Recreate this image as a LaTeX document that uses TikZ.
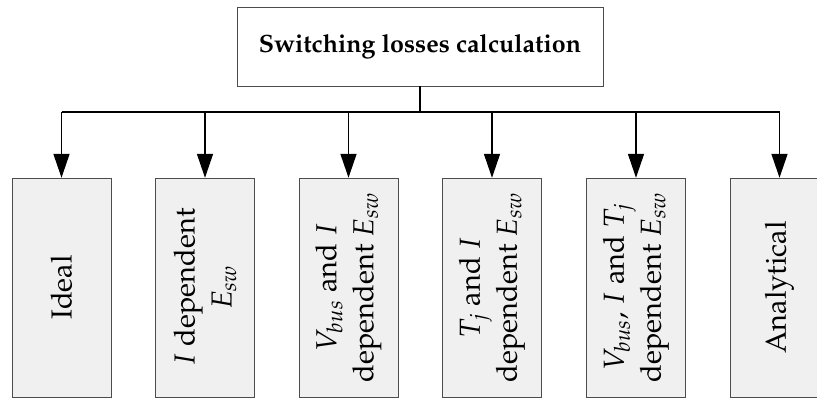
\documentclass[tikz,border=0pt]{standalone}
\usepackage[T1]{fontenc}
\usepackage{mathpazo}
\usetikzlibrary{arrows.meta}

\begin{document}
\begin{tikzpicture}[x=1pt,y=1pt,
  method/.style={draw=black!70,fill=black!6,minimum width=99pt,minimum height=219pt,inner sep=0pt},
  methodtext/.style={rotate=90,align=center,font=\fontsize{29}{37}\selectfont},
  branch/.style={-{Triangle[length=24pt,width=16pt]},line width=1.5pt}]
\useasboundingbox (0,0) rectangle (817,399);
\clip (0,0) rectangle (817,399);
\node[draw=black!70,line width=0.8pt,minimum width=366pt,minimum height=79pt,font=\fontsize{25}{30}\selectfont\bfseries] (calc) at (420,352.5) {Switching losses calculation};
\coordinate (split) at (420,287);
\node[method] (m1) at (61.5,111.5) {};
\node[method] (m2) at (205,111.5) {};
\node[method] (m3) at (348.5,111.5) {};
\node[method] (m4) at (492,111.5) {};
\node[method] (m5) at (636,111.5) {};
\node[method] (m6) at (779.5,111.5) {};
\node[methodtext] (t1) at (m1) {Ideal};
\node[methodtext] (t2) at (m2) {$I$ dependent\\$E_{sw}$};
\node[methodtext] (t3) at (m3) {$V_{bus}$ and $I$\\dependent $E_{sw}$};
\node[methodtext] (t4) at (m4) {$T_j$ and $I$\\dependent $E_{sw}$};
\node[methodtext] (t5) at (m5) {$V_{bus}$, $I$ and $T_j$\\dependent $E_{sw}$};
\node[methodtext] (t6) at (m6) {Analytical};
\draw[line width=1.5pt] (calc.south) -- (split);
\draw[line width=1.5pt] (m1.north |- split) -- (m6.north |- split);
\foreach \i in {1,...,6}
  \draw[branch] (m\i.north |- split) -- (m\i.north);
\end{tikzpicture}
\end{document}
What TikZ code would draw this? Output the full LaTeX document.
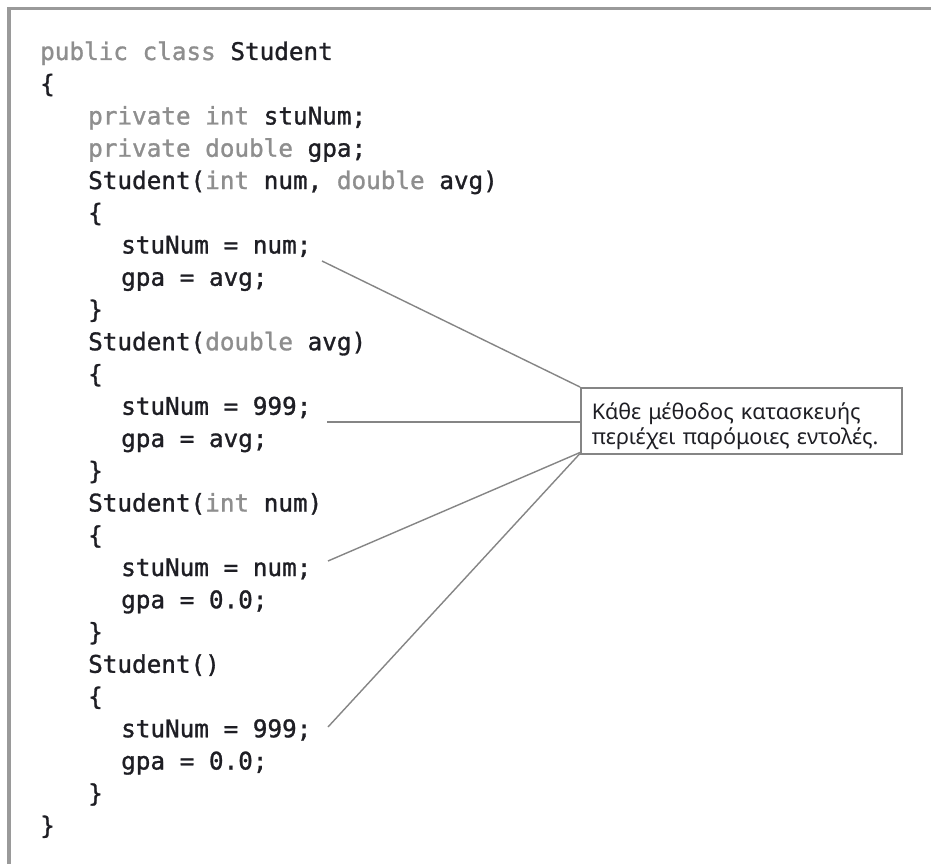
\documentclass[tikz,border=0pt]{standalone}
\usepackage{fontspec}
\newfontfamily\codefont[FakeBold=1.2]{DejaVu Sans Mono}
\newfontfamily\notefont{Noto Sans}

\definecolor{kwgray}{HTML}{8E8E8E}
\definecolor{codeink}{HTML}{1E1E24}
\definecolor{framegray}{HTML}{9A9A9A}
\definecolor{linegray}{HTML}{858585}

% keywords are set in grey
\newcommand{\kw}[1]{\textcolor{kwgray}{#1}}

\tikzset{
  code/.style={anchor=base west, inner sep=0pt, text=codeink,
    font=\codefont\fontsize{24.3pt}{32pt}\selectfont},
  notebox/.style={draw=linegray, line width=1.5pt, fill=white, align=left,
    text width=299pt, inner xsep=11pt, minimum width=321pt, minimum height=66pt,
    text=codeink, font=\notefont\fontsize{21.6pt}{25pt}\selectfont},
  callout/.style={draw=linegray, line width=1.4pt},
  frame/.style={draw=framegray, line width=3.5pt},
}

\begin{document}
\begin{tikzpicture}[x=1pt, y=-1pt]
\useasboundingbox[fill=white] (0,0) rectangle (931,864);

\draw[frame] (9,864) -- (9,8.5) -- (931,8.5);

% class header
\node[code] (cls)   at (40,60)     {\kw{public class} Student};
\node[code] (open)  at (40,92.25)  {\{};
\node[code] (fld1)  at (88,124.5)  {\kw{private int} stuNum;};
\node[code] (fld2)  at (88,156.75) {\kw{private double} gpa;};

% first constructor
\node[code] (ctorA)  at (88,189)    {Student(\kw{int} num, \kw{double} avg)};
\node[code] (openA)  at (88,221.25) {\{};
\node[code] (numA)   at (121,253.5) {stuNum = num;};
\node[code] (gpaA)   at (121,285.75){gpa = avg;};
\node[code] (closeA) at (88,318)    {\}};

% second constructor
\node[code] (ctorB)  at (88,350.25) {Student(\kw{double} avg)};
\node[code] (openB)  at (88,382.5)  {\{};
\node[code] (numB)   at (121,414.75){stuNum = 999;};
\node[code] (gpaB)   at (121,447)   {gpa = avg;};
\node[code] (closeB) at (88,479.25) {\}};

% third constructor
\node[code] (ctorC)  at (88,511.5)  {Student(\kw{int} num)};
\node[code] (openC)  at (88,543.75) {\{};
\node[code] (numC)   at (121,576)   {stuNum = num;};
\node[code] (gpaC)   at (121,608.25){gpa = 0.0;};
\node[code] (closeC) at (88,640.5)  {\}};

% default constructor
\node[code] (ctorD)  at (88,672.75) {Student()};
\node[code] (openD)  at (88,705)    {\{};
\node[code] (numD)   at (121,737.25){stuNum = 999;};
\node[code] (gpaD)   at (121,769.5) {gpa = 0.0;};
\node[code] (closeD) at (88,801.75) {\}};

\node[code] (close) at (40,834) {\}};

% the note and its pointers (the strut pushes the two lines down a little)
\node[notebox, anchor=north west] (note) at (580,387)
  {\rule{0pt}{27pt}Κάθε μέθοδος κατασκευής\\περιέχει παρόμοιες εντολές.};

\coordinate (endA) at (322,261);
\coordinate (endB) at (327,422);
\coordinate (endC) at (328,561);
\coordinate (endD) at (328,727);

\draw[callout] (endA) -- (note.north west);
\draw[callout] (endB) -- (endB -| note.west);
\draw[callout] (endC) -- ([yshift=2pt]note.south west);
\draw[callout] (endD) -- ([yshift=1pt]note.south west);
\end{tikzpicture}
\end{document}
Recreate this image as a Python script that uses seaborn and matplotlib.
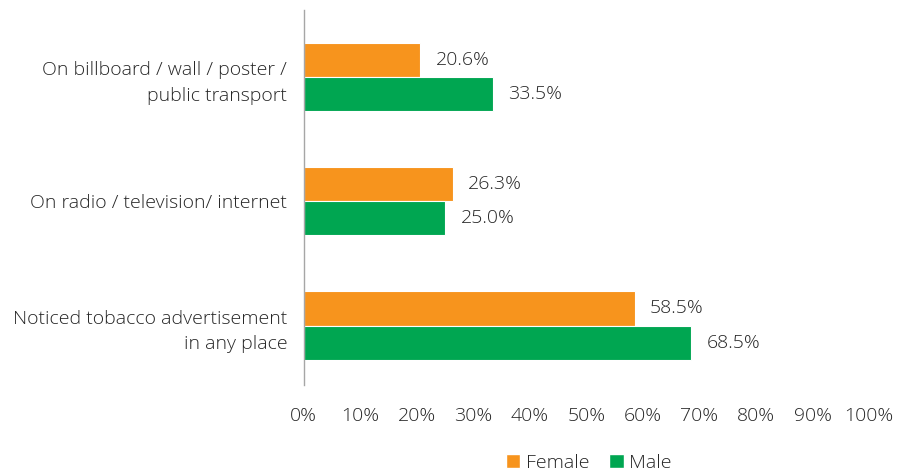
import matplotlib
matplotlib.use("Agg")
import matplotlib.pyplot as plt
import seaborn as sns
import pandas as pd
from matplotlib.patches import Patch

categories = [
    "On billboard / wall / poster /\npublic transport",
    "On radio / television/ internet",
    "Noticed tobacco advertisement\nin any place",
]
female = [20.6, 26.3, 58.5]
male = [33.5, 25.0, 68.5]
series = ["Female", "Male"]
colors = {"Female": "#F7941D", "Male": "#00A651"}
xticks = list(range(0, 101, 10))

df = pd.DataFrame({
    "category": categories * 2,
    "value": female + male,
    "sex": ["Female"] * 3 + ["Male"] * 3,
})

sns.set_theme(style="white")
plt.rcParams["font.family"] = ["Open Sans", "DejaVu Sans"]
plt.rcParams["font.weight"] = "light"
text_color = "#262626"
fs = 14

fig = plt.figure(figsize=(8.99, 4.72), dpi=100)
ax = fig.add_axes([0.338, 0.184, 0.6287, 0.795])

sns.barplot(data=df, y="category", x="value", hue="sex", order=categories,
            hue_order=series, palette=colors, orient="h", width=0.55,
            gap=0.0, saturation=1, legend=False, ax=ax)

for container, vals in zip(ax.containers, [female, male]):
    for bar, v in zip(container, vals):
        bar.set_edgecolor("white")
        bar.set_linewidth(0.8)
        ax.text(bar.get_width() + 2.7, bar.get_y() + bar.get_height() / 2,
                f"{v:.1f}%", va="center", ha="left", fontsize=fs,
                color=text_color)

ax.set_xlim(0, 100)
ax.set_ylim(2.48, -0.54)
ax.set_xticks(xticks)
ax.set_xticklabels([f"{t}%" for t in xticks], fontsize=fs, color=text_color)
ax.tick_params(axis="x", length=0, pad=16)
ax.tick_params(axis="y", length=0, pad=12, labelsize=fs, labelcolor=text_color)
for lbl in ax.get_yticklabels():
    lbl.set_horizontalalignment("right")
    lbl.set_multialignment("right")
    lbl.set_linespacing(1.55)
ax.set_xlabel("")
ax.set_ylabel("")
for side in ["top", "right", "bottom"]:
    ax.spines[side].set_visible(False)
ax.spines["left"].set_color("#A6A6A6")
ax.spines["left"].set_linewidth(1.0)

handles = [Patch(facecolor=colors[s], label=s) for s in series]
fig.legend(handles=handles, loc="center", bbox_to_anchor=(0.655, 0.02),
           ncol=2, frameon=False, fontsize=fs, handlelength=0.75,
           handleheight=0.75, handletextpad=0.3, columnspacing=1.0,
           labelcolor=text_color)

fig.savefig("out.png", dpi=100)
━━━━━━━━
◆ **Set problem**
The lines to print start at the line containing "Recreate this image as a Python" and end at the line containing "xticks = list(range(0, 101, 10))"; print them exactly, both ends included, and leave out every picture.

◆ **Full solution**
Recreate this image as a Python script that uses seaborn and matplotlib.
import matplotlib
matplotlib.use("Agg")
import matplotlib.pyplot as plt
import seaborn as sns
import pandas as pd
from matplotlib.patches import Patch

categories = [
    "On billboard / wall / poster /\npublic transport",
    "On radio / television/ internet",
    "Noticed tobacco advertisement\nin any place",
]
female = [20.6, 26.3, 58.5]
male = [33.5, 25.0, 68.5]
series = ["Female", "Male"]
colors = {"Female": "#F7941D", "Male": "#00A651"}
xticks = list(range(0, 101, 10))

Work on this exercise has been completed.